New WD green drives and 4k (4096) block sizes

Rossco pointed out to me that the new 4k blocks on WD green drives can cause performance issues. I also found reference to it in Ubuntu 10.04 release notes ( search for Partition alignment ), and refer to this bug. Also some good info on it here.

Just to make it more complicated, this apply’s to every partition, this begs to ask what we do with LVM’s ,  there another complication, as we need to align LVM’s on 4k boundaries too.

Since i’m trying to setup my new 4×1.5TB Raid5 array, I want to make sure that I have it all done correctly the first time, and i see people recommend either 128k chunks.

I found a good raid calculator, and a post that recommends, the following, although its a bit out of date.

mdadm –create /dev/md2 –metadata=1.0 –level=5 –verbose –chunk=64 –raid-devices=4 /dev/sd[bcde]1
pvcreate –verbose –dataalignment 4096 /dev/md2
lvcreate -n LV_media -L +3T VG_storage /dev/md2
mke2fs -t ext4 -b 4096 -j -E stride=16,stripe-width=48 -v -L media -m 0.1 /dev/VG_storage/LV_media
mdadm –examine –scan >> /etc/mdadm/mdadm.conf

While i’d like to use BTRFS, currently the fsck doesnt do anything except tell you there is a problem.

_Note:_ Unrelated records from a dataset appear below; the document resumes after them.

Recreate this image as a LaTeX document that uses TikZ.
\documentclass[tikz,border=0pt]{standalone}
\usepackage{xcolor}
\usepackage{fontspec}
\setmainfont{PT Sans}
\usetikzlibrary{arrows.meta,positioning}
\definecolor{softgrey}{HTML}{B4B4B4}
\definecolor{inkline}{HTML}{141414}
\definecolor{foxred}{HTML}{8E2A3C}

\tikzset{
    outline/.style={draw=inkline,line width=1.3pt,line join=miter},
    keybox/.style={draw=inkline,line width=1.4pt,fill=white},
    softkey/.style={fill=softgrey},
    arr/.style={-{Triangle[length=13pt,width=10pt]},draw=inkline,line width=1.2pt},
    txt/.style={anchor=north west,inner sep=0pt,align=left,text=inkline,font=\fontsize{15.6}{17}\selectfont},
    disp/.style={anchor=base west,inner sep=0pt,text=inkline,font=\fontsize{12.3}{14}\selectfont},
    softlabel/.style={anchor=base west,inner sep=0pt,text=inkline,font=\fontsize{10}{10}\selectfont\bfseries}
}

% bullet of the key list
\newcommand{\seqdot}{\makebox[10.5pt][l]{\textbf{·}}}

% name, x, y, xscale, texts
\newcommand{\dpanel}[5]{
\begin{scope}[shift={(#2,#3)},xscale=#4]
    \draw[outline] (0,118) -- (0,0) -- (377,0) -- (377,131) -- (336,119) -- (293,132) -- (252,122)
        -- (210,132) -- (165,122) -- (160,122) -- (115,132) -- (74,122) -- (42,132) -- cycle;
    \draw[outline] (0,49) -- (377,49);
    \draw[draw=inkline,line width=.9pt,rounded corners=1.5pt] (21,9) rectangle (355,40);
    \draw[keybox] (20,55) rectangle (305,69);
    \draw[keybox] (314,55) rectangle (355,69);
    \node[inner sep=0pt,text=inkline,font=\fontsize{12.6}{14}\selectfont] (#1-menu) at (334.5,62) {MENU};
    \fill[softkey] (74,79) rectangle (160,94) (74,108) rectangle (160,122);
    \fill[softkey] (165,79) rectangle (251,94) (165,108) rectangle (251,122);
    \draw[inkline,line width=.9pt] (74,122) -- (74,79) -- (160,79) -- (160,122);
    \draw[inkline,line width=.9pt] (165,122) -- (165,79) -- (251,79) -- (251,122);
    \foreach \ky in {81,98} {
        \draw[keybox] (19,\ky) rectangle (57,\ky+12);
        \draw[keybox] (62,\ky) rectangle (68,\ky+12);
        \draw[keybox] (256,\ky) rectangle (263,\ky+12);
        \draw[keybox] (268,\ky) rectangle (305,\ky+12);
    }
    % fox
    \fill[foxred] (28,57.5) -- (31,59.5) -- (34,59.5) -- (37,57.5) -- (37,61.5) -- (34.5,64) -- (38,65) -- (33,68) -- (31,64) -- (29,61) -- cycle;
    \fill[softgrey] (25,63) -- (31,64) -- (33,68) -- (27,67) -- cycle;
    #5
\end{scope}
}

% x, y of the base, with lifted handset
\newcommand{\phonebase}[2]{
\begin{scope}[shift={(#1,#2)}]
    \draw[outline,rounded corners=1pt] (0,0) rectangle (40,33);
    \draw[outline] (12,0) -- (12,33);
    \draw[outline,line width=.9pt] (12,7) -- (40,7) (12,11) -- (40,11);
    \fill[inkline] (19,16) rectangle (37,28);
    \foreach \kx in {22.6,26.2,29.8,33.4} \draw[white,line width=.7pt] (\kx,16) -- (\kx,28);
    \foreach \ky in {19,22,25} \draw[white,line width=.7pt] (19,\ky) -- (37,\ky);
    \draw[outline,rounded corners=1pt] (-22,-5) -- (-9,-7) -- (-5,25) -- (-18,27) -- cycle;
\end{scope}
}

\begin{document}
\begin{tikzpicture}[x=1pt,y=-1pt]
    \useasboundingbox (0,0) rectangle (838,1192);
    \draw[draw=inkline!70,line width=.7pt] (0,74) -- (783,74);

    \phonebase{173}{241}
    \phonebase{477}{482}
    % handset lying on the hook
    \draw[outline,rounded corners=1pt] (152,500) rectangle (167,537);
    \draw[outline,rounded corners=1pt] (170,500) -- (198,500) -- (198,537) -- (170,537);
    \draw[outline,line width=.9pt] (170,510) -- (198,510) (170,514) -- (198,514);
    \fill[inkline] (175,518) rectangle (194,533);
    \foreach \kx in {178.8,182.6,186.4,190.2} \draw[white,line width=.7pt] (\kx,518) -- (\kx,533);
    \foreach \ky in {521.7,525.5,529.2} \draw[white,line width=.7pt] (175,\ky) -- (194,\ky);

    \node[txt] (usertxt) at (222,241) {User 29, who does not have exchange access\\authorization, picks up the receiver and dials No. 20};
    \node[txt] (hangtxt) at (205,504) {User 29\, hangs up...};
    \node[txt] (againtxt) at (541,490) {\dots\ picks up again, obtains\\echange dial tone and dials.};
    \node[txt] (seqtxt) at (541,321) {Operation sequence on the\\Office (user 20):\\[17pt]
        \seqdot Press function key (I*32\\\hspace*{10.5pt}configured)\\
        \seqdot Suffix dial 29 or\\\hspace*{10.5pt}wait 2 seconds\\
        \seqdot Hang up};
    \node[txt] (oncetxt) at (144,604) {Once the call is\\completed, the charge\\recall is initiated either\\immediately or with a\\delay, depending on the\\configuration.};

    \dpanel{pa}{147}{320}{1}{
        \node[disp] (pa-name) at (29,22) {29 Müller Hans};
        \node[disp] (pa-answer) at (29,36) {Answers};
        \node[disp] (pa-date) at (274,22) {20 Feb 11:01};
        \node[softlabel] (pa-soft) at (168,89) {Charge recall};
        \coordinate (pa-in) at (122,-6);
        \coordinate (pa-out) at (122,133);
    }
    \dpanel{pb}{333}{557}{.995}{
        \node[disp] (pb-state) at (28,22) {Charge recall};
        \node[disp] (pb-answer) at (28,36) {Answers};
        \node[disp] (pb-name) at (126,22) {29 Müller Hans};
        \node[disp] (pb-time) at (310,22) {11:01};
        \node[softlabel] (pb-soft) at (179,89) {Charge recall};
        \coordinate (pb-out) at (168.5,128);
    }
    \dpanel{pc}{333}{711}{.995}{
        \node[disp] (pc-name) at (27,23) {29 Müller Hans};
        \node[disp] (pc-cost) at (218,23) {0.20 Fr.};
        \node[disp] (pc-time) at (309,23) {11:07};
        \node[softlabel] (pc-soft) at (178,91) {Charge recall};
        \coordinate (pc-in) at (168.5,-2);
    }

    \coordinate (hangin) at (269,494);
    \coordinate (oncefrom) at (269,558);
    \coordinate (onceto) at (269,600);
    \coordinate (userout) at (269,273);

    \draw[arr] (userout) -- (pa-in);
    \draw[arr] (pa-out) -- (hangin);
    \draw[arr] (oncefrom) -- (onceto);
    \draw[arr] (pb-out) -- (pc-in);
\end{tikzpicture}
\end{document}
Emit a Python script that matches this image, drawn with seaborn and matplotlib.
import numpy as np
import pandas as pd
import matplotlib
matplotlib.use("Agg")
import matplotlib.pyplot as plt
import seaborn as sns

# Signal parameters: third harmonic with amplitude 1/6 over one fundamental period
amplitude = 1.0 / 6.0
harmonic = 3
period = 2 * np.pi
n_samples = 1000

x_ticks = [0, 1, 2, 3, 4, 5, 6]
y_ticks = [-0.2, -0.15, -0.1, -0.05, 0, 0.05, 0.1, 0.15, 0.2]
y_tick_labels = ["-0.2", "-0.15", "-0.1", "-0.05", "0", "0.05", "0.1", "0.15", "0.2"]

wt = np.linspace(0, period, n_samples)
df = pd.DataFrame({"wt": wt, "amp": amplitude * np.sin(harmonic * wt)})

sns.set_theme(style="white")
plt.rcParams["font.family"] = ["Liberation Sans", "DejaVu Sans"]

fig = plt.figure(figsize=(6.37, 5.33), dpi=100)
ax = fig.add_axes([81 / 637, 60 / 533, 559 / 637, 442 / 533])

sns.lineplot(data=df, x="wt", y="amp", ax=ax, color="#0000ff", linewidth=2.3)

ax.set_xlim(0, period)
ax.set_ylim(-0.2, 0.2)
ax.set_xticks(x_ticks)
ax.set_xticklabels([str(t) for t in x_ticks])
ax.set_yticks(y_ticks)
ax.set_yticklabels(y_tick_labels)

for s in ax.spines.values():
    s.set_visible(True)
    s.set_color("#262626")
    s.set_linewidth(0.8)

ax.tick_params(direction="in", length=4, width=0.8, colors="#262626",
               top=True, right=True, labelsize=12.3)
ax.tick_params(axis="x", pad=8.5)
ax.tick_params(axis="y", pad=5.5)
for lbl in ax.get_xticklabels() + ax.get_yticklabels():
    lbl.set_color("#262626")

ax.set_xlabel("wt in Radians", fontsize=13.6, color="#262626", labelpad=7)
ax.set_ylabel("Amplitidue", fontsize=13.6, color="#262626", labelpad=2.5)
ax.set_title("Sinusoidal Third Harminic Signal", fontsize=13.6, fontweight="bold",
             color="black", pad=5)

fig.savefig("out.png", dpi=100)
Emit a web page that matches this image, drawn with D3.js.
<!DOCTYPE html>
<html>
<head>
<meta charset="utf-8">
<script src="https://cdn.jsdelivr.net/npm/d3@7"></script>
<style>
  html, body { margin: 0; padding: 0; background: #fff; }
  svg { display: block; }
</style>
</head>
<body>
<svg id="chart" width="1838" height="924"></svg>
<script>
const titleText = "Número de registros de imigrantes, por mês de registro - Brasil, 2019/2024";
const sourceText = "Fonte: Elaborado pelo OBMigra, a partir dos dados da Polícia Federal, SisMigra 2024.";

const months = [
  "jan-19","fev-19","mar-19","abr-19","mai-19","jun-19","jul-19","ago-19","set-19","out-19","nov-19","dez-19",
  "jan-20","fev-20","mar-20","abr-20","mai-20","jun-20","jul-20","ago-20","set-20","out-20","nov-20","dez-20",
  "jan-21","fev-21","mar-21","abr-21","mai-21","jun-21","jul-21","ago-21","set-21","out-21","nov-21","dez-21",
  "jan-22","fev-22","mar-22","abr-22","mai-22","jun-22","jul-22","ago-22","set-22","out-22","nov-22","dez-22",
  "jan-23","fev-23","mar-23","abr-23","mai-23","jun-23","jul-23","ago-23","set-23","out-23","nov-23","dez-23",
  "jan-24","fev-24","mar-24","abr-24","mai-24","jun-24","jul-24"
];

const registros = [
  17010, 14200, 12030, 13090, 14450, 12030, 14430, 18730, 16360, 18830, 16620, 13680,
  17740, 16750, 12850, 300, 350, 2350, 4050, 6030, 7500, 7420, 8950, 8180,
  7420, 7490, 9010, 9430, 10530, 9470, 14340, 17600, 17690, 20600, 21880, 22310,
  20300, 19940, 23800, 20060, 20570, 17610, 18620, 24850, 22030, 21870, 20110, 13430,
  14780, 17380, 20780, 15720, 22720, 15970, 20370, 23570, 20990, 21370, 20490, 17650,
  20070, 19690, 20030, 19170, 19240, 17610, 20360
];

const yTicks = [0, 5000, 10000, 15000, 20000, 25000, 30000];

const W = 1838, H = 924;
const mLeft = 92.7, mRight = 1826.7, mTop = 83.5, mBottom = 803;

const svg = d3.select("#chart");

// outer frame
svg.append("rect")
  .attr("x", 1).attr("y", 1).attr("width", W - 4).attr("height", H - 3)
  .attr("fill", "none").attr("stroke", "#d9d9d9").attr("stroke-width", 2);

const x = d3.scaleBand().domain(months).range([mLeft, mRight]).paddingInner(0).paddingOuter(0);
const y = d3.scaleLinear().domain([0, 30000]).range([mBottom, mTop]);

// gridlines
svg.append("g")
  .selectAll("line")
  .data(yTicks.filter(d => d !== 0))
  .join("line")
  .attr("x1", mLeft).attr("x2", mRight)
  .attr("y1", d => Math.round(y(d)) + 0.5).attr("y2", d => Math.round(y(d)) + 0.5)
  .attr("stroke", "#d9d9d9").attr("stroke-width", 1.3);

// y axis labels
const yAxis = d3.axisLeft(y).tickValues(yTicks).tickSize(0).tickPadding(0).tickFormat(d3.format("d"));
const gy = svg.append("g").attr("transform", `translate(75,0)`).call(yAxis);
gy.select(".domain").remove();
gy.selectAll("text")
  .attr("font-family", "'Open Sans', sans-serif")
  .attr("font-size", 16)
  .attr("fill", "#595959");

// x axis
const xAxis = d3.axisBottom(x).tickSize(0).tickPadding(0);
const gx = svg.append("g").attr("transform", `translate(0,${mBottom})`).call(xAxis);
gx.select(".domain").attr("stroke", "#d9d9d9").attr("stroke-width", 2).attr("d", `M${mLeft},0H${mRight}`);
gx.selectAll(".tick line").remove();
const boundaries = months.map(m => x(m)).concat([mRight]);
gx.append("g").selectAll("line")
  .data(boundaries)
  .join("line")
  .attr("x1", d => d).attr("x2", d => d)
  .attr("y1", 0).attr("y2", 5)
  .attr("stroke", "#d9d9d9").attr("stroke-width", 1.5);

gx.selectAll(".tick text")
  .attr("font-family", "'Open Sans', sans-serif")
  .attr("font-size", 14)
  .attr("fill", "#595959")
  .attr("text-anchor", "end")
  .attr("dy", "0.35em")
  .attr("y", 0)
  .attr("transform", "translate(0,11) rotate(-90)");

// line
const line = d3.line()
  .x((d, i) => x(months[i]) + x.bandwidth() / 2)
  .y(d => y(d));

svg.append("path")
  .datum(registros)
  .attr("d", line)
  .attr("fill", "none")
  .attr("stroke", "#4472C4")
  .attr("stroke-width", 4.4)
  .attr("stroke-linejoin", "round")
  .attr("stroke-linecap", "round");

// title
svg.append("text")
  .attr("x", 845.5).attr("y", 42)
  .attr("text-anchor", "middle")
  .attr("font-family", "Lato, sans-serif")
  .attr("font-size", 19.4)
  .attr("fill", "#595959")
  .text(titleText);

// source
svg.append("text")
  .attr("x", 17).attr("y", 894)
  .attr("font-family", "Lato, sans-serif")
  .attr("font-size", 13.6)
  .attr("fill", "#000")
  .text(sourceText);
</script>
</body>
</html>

“btrfsck is currently very limited; it only detects a limited number of problems, and it can’t fix anything. Btrfs focuses on handling problems when they are discovered while using the FS; generally, it should handle corruption relatively gracefully. However, if anything really crucial was overwritten and the FS can’t be mounted, there aren’t any tools to repair it.”

Update: I found that you cannot use md metadisk format 1.0 with Grub2, so I am running a /boot partition on RAID1 (no LVM) with 0.9 format. Make sure mdadm.conf is updated correctly before running the following. If you get errors about missing md devices, then add them manually to the /boot/grub/

grub-install –no-floppy –modules=raid /dev/sda
grub-install –no-floppy –modules=raid /dev/sdb

Update-2: Newer info I have found indicated a chunk size of 512k is now the default. There also seems to be merit in using a larger block size, such as 1Mb or 4Mb applied by the ext4 -T largefiles or largefiles4 switches.

Stride tells how many ext4 blocks (a 4096 byte) will fit into one chunk. So it is chunksizeKB/4=stride. In our example it is 128/4=32
The stripe-width tells ext4 how many strides will fit into the full raid array. That means how many blocks ext4 needs to write to write one chunk on every physical and active disk. So in a raid5 array, we need to multiply the Stride value by the number of active disks. The number of active disks is the number of disks in raid – 1. So it is 3 in our example here. The stripe-width then is 32*3=96.

For a 512k Chunk- stride=128,stripe-width=384

The mount option relatime looks like its a better alternative to noatime for optomising performance.

For LVM, it’s easiest if your RAID chunk size is a multiple of the LVM extent size. That way if you add more drives to the RAID, the LVM extents still divide evenly over the stripe.